I'm not doubting that its not real... BUT... I'd just like to see for myself.

Can anyone recommend a good silver testing kit or an accurate method? I'm not a novice with chemicals so any method would work fine. I'm just thinking a kit may be a bit easier? 

Any suggestions or comments are welcome.

Thanks!


----------



## Anonymous (Apr 15, 2008)

If anyone is able to include the ratio for HNO3 + KCr2 + H2O AKA- Schwerter much appreciated.

Crude fineness testing is done with dilute nitric acid. Silver + dilute HNO3 yields a creamy white to brown liquid. Alloys containing Cu, Ni, and brass effervesce and yield a green, yellowish green or bluish green color. More precise technique involves gauging reaction and resulting color with Schwerter solution (HNO3 + KCr2 + H2O).
> Schwerter Salts. Schwerter's Testing Fluid is made by dissolving all of the Potassium Dichromate Salt in a solution of 3/4 oz Nitric Acid plus 1/4 oz distilled water. Mix well in a glass container to dissolve the salts then fill the small bottle of the kit. This is used for testing gold below 14 karat and detecting base metals.
>
> Testing Below 14 Karat and Base Metals with Schwerter Salts
> File a deep notch in the test piece and apply a drop of Schwerter's Solution in the notch. The colour reaction of the solution with the metal will be as follows:
>
> * Brass - Dark Brown
> * Copper - Brown
> * Nickel - Blue
> * Palladium - None
> * Gold - None
> * Silver Pure - Bright Red
> * Silver .925 - Dark Red
> * Silver .800 - Brown
> * Silver .500 - Green
> * Lead - Yellow
> * Tin - Yellow
>
>


----------



## peter i (Apr 15, 2008)

10 grams of potassium dichromate was what we ended at here:
http://goldrefiningforum.com/phpBB3/viewtopic.php?t=696&highlight=dichromate


----------



## Lou (Apr 15, 2008)

I would actually stay away from marring the bar if at all possible. 
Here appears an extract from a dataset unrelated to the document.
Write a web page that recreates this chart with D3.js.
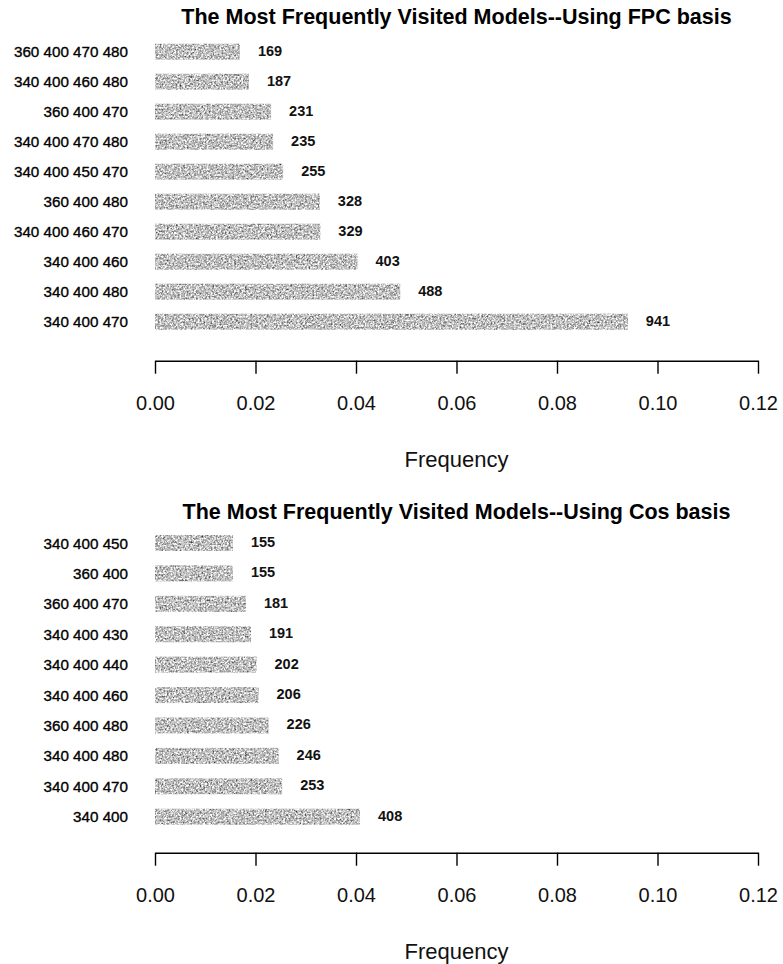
<!DOCTYPE html>
<html>
<head>
<meta charset="utf-8">
<script src="https://cdn.jsdelivr.net/npm/d3@7"></script>
<style>
  html, body { margin: 0; padding: 0; background: #fff; }
  svg { display: block; font-family: "Liberation Sans", Arial, Helvetica, sans-serif; }
</style>
</head>
<body>
<svg id="chart" width="783" height="964"></svg>
<script>
// Posterior model visit counts out of all MCMC draws (listed top to bottom)
const totalDraws = 10000;

const fpcModels = ["360 400 470 480", "340 400 460 480", "360 400 470", "340 400 470 480",
                   "340 400 450 470", "360 400 480", "340 400 460 470", "340 400 460",
                   "340 400 480", "340 400 470"];
const fpcCounts = [169, 187, 231, 235, 255, 328, 329, 403, 488, 941];

const cosModels = ["340 400 450", "360 400", "360 400 470", "340 400 430", "340 400 440",
                   "340 400 460", "360 400 480", "340 400 480", "340 400 470", "340 400"];
const cosCounts = [155, 155, 181, 191, 202, 206, 226, 246, 253, 408];

const xTicks = [0, 0.02, 0.04, 0.06, 0.08, 0.10, 0.12];

const svg = d3.select("#chart");

// grainy grey fill for the bars
const defs = svg.append("defs");
const grain = defs.append("filter")
  .attr("id", "grain")
  .attr("x", 0).attr("y", 0).attr("width", 1).attr("height", 1)
  .attr("color-interpolation-filters", "sRGB");
grain.append("feTurbulence")
  .attr("type", "fractalNoise").attr("baseFrequency", 0.55)
  .attr("numOctaves", 3).attr("seed", 7).attr("result", "noise");
grain.append("feColorMatrix")
  .attr("in", "noise").attr("type", "matrix")
  .attr("values", "0.7 0.7 0.7 0 -0.30  0.7 0.7 0.7 0 -0.30  0.7 0.7 0.7 0 -0.30  0 0 0 0 1")
  .attr("result", "grey");
grain.append("feComposite")
  .attr("in", "grey").attr("in2", "SourceGraphic").attr("operator", "in");

const x = d3.scaleLinear().domain([0, 0.12]).range([155, 758]);

function panel(opts) {
  const g = svg.append("g");
  const y = d3.scalePoint().domain(opts.models).range([opts.firstY, opts.lastY]);
  const barH = 16;
  const rows = opts.models.map((m, i) => ({ model: m, count: opts.counts[i] }));

  g.append("text")
    .attr("x", (x.range()[0] + x.range()[1]) / 2)
    .attr("y", opts.titleY)
    .attr("text-anchor", "middle")
    .attr("dominant-baseline", "central")
    .attr("font-size", 21.5).attr("font-weight", "bold")
    .text(opts.title);

  g.selectAll("rect.bar").data(rows).join("rect")
    .attr("class", "bar")
    .attr("x", x(0))
    .attr("y", d => y(d.model) - barH / 2)
    .attr("width", d => x(d.count / totalDraws) - x(0))
    .attr("height", barH)
    .attr("fill", "#999")
    .attr("filter", "url(#grain)");

  g.selectAll("text.cat").data(rows).join("text")
    .attr("class", "cat")
    .attr("x", 128)
    .attr("y", d => y(d.model))
    .attr("text-anchor", "end")
    .attr("dominant-baseline", "central")
    .attr("font-size", 15.2)
    .attr("fill", "#000")
    .attr("stroke", "#000").attr("stroke-width", 0.35)
    .text(d => d.model);

  g.selectAll("text.val").data(rows).join("text")
    .attr("class", "val")
    .attr("x", d => x(d.count / totalDraws) + 18)
    .attr("y", d => y(d.model) - 1)
    .attr("dominant-baseline", "central")
    .attr("font-size", 14.5).attr("font-weight", "bold")
    .attr("fill", "#111")
    .text(d => d.count);

  const axis = d3.axisBottom(x)
    .tickValues(xTicks)
    .tickFormat(d3.format(".2f"))
    .tickSizeInner(13).tickSizeOuter(0).tickPadding(22);
  const ax = g.append("g")
    .attr("transform", `translate(0,${opts.axisY})`)
    .call(axis);
  ax.select(".domain").attr("stroke", "#000").attr("stroke-width", 1.4);
  ax.selectAll(".tick line").attr("stroke", "#000").attr("stroke-width", 1.4);
  ax.selectAll(".tick text")
    .attr("font-size", 20)
    .attr("font-family", "Liberation Sans, Arial, sans-serif")
    .attr("fill", "#111");

  g.append("text")
    .attr("x", (x.range()[0] + x.range()[1]) / 2)
    .attr("y", opts.xTitleY)
    .attr("text-anchor", "middle")
    .attr("dominant-baseline", "central")
    .attr("font-size", 22)
    .attr("fill", "#111")
    .text("Frequency");
}

panel({
  title: "The Most Frequently Visited Models--Using FPC basis",
  models: fpcModels, counts: fpcCounts,
  titleY: 17, firstY: 51.7, lastY: 321.7, axisY: 360.7, xTitleY: 459
});

panel({
  title: "The Most Frequently Visited Models--Using Cos basis",
  models: cosModels, counts: cosCounts,
  titleY: 512, firstY: 543, lastY: 816.7, axisY: 852.7, xTitleY: 951
});
</script>
</body>
</html>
Perhaps make a streak on some porcelain? If you add a drop of 20% nitric acid and the metal dissolves and gives a clear solution, it's likely silver. Add a few drops of 20% HCl and if any precipitate forms, then it's most likely silver. Add many drops of conc. ammonia and if the white precipitate dissolves, it is definitely silver.

Any green or blue and it's a base metal.


A good test for lead is to dissolve the metal in nitric and add a crystal of sodium or potassium iodide. If a yellow precipitate forms, there is lead.


----------



## Anonymous (Apr 28, 2008)

watch out for the larger bars out for the larger bars of silver!!!I know of a guy who buys silver and just bought a couple 100oz bars that ended up being hollow and filled with lead  Make sure its from good source and there are no questionable casting flaws on the bar :!: good luck in your venture


----------



## agpodt77339 (Apr 29, 2008)

To make sure it isn't filled with another metal, you could find the specific gravity or the density. Both methods are discussed on this topic

http://goldrefiningforum.com/phpBB3/viewtopic.php?t=1387&highlight=specific+gravity


----------